One solution to it from mid-1990s was sealed reactors that are refueled by sending them back to manufacturer, fitting on single railway car. Combined with being rather hard to extract the material due to coolant used (liquid metal solidifying when shut down or leaking) and various anti-proliferation poisons used, it makes a pretty good solution.
Keep in mind, most of the reactors we are used to are basically 1960s designs. Part of the appeal of building new reactors is that they are so much more efficient that they can actually burn up more of the spent fuel than they themselves create.
Some of the designs are not made to be refueled. In those the fuel gets loaded in at the factory and sealed up. Though in that case they are loaded up with quite a large amount of fuel (like a couple tons of plutonium for a ~30y lifespan)
In such designs you really would only need high security at the factory as stealing fuel from a reactor that is not meant to be opened (you would have to cut into it) and that is on without someone noticing is really really hard.
edit: Would also like to add that such designs are not actively being pursued anymore. The tradeoffs just are not worth it. We know how to securely transport fuel around so that is not that big of an issue really.
Your article also mentions the solution to the fuel problem: Not throwing away almost all the energy, but instead using breeder reactors to extract it.
Although I agree that modern nuclear reactors are extremely safe, I'd hardly say that the problem is 'solved'. They still don't use the fuel efficiently comparatively to what could be done with eg. breeder reactors, and the solution to the waste problem is still 'bury them'. Separating the nuclear waste by isotopes is a very complex and costly process, and even once it's done it doesn't necessarily follow that what is obtained can be used as fuel or for medicine. It depends on the reactor you use, or the kind of medical imaging you need to do.
Research is still ongoing in nuclear (fission) technology.
The big problem with recycling spent nuclear fuel is that the required reprocessing is much worse in terms of safety than the nuclear power plants themselves. Lots of lovely, toxic, highly radioactive solutions which are practically iching to go prompt critical and ruin everyone's day.
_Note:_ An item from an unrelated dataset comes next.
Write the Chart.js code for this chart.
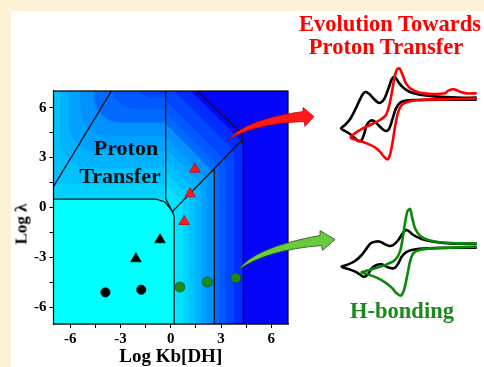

I think the only reprocessing program which managed not to be a safety train wreck is France's, and I half-suspect they might have just been better at covering up because it's so unusual (and in keeping with other aspects of their nuclear program).
Add “reprocess nuclear fuel rods”. Even once expended and removed from reactors there’s a lot of life left in fuel rods and reprocessing reduces the amount of waste that has to be stored long term.
They've given up on fast reactors. Reprocessing with thermal reactors doesn't actually solve the problem, as MOX fuel cannot then be further reprocessed and used in thermal reactors again. You still end up with all the fission products, and now the higher actinides from spent MOX, to deal with.
Having said that, dry casks are a perfectly cromulent way to deal with spent fuel.
Is that not only an issue when a plant is permanently decommissioned? That seems like a fairly easy problem to solve as well: Bury it like you would any other nuclear waste that can't be reprocessed; or melt the steel down and use it in a new reactor.
Yucca mountain is the wrong solution. We can reprocess nuclear fuel waste easily already, reducing this issue by quite a lot. As a policy issue the United States does not, so you end up with much more “spent fuel” than necessary.
Radioactive byproducts (steel and such) are a bigger issue, but hopefully you only see a lot of that when you are actively decommissioning a plant.
It's not that hard conceptually to deal with. Ideally you reprocess it into more fuel. Worst case you store it on-site in casks, or bury it somewhere geologically stable.
Follow the link in the Wikipedia page to the article on reprocessing. It solves both of the issues you raise: it greatly extends the time the fuel lasts, and it greatly shortens the time that the remaining waste is dangerous. The only reason this was even an issue in the US (it isn't in other nuclear-using countries) is that the Carter administration banned reprocessing because of misplaced concerns about proliferation. In March 1999 the Clinton administration finally reversed that position (probably because it was obvious by then that reprocessing didn't increase proliferation risk--every other nuclear-using country has reprocessed its fuel from the beginning and there have been no incidents). So we can just take all the stuff that was supposed to be stored in Yucca Mountain for 10,000 years and reprocess it instead. Problem solved.